A flawed valuation or an opaque mortgage score can determine what families borrow, what homes they can afford, and what financial risk they carry for years.

Younger buyers want speed but still demand accountability

AI fears impacting office real estate.

One of the more surprising findings involves younger consumers. Gen Z and millennial buyers show stronger openness to AI in real estate during the home search process. Half of Gen Z respondents said such tools would make them feel more confident about buying, selling, or insuring a home.

However, that openness has clear limits. Younger buyers also showed more willingness than older groups to pay for human verification of AI-generated results. That finding flips a common industry assumption. Digital natives may embrace faster workflows, but they still want someone accountable when things go wrong.

Cotality’s data supports the case for speed. AI in real estate could cut mortgage processing timelines by one to three months. For buyers navigating competitive markets with tight budgets, it is a meaningful advantage. Even so, the demand for human backup remains strong across every generation surveyed.

Disclosure has become a dealbreaker

Transparency now sits at the center of buyer concerns about AI in real estate.

More than two-thirds of respondents said clear disclosure of AI use matters to them. Cotality found that 37% believe disclosure should become mandatory, a figure that climbed to 61% among baby boomers. Nearly half of buyers said lenders and insurers should not run AI-based property valuations without prior approval. Meanwhile, 64% worry that automated systems may recycle inaccurate or unverified data.

Those concerns send a direct signal to the industry. Companies that label AI-generated outputs clearly and explain how their tools work may earn stronger buyer loyalty than competitors that keep the process hidden. Transparency around AI in real estate could become a genuine competitive advantage.

U.S. buyers lean toward human guidance

AI robot giving financial advice to a human in a high-tech office with holograms, dollar symbols, and market data displays. Florida tops in AI-powered money decisions.

Country-level data from the survey shows American buyers hold particularly strong preferences for human involvement at critical points in a transaction.

In the United States, 55% of buyers said they would rather work with a person to secure a mortgage, up from 46% the previous year.
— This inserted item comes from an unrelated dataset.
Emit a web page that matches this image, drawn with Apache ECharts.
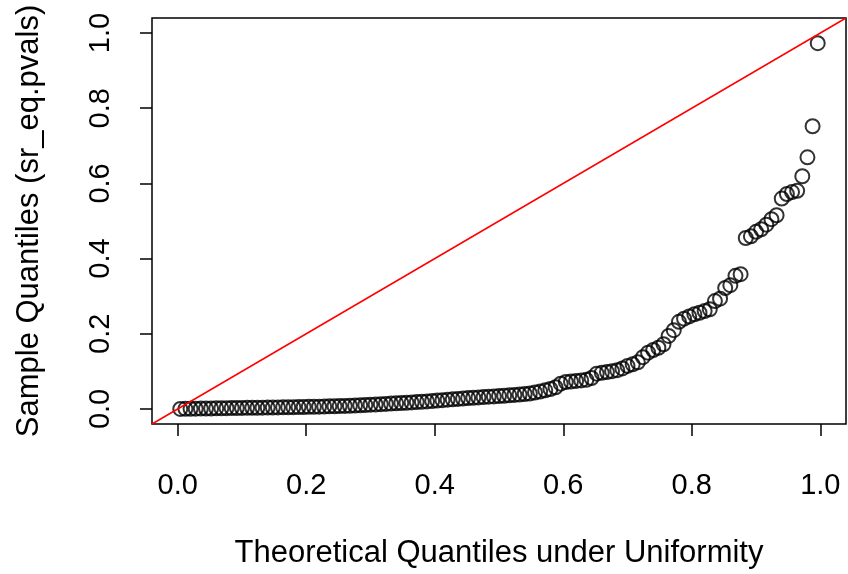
<!DOCTYPE html>
<html>
<head>
<meta charset="utf-8">
<script src="https://cdn.jsdelivr.net/npm/echarts@6/dist/echarts.min.js"></script>
<style>html,body{margin:0;padding:0;background:#fff}#c{width:848px;height:574px}</style>
</head>
<body>
<div id="c"></div>
<script>
// Theoretical quantiles (uniform), n = 125
var theoretical = [0.004,0.012,0.020,0.028,0.036,0.044,0.052,0.060,0.068,0.076,
0.084,0.092,0.100,0.108,0.116,0.124,0.132,0.140,0.148,0.156,
0.164,0.172,0.180,0.188,0.196,0.204,0.212,0.220,0.228,0.236,
0.244,0.252,0.260,0.268,0.276,0.284,0.292,0.300,0.308,0.316,
0.324,0.332,0.340,0.348,0.356,0.364,0.372,0.380,0.388,0.396,
0.404,0.412,0.420,0.428,0.436,0.444,0.452,0.460,0.468,0.476,
0.484,0.492,0.500,0.508,0.516,0.524,0.532,0.540,0.548,0.556,
0.564,0.572,0.580,0.588,0.596,0.604,0.612,0.620,0.628,0.636,
0.644,0.652,0.660,0.668,0.676,0.684,0.692,0.700,0.708,0.716,
0.724,0.732,0.740,0.748,0.756,0.764,0.772,0.780,0.788,0.796,
0.804,0.812,0.820,0.828,0.836,0.844,0.852,0.860,0.868,0.876,
0.884,0.892,0.900,0.908,0.916,0.924,0.932,0.940,0.948,0.956,
0.964,0.972,0.980,0.988,0.996];
// Sample quantiles (sorted p-values)
var sample = [0.0001,0.0003,0.0004,0.0007,0.0009,0.0011,0.0013,0.0016,0.0018,0.0021,
0.0023,0.0025,0.0028,0.0029,0.0031,0.0033,0.0034,0.0036,0.0038,0.0041,
0.0043,0.0046,0.0048,0.0051,0.0053,0.0056,0.0058,0.0061,0.0065,0.0069,
0.0072,0.0076,0.0081,0.0085,0.0092,0.0098,0.0106,0.0113,0.0119,0.0127,
0.0134,0.0142,0.0149,0.0158,0.0166,0.0174,0.0183,0.0192,0.0201,0.0212,
0.0222,0.0234,0.0246,0.0257,0.0268,0.0279,0.0289,0.0298,0.0308,0.0317,
0.0326,0.0334,0.0343,0.0352,0.0362,0.0373,0.0385,0.0398,0.0412,0.0438,
0.0462,0.0495,0.0531,0.0578,0.0672,0.0718,0.0731,0.0745,0.0758,0.0776,
0.0823,0.0938,0.0962,0.0981,0.1006,0.1032,0.1078,0.1146,0.1188,0.1241,
0.1378,0.1497,0.1569,0.1628,0.1721,0.1942,0.2095,0.2318,0.2401,0.2462,
0.2518,0.2559,0.2603,0.2652,0.2871,0.2934,0.3218,0.3294,0.3541,0.3586,
0.4548,0.4592,0.4713,0.4781,0.4902,0.5049,0.5153,0.5597,0.5718,0.5769,
0.5802,0.6191,0.6694,0.7521,0.9731];
var tickValues = [0, 0.2, 0.4, 0.6, 0.8, 1.0];
var refLine = [[-0.04, -0.04], [1.04, 1.04]];

var points = theoretical.map(function (x, i) { return [x, sample[i]]; });
var font = 'Liberation Sans, Arial, Helvetica, sans-serif';
var chart = echarts.init(document.getElementById('c'), null, {renderer: 'canvas'});
chart.setOption({
  animation: false,
  backgroundColor: '#fff',
  grid: {left: 152, right: 2, top: 18, bottom: 149, show: true, borderColor: '#000', borderWidth: 1.5, backgroundColor: 'transparent'},
  xAxis: {
    type: 'value', min: -0.04, max: 1.04,
    name: 'Theoretical Quantiles under Uniformity', nameLocation: 'middle', nameGap: 114,
    nameTextStyle: {fontFamily: font, fontSize: 31, color: '#000'},
    axisLine: {show: false, onZero: false},
    axisTick: {show: true, customValues: tickValues, length: 12, lineStyle: {color: '#000', width: 1.5}},
    axisLabel: {customValues: tickValues, margin: 47, fontFamily: font, fontSize: 29, color: '#000',
      formatter: function (v) { return v.toFixed(1); }},
    splitLine: {show: false}
  },
  yAxis: {
    type: 'value', min: -0.04, max: 1.04,
    name: 'Sample Quantiles (sr_eq.pvals)', nameLocation: 'middle', nameGap: 107, nameRotate: 90,
    nameTextStyle: {fontFamily: font, fontSize: 31, color: '#000'},
    axisLine: {show: false, onZero: false},
    axisTick: {show: true, customValues: tickValues, length: 12, lineStyle: {color: '#000', width: 1.5}},
    axisLabel: {customValues: tickValues, margin: 37, rotate: 90, fontFamily: font, fontSize: 29, color: '#000',
      formatter: function (v) { return v.toFixed(1); }},
    splitLine: {show: false}
  },
  series: [
    {type: 'scatter', data: points, symbol: 'circle', symbolSize: 14,
      itemStyle: {color: 'transparent', borderColor: '#000', borderWidth: 2}, z: 2},
    {type: 'line', data: refLine, showSymbol: false, symbol: 'none',
      lineStyle: {color: '#FF0000', width: 1.5}, z: 3, clip: true}
  ]
});
</script>
</body>
</html>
Two-thirds preferred human help over automated systems for legal guidance, up from 54%. More than half trusted people over technology when assessing natural disaster risk tied to a property.

Those numbers show exactly where real estate professionals can prove their value. Technology may help buyers search faster and compare rates more easily. But when legal, financial, or safety decisions arrive, most buyers still want a person making the call.

Cotality urged the industry to label AI influence in marketing materials, explain how automated tools shape housing decisions, and maintain clear records covering data sources, outputs, and client consent.

The buyer’s message is unambiguous. AI in real estate can help move the process forward. But humans still need to check the work.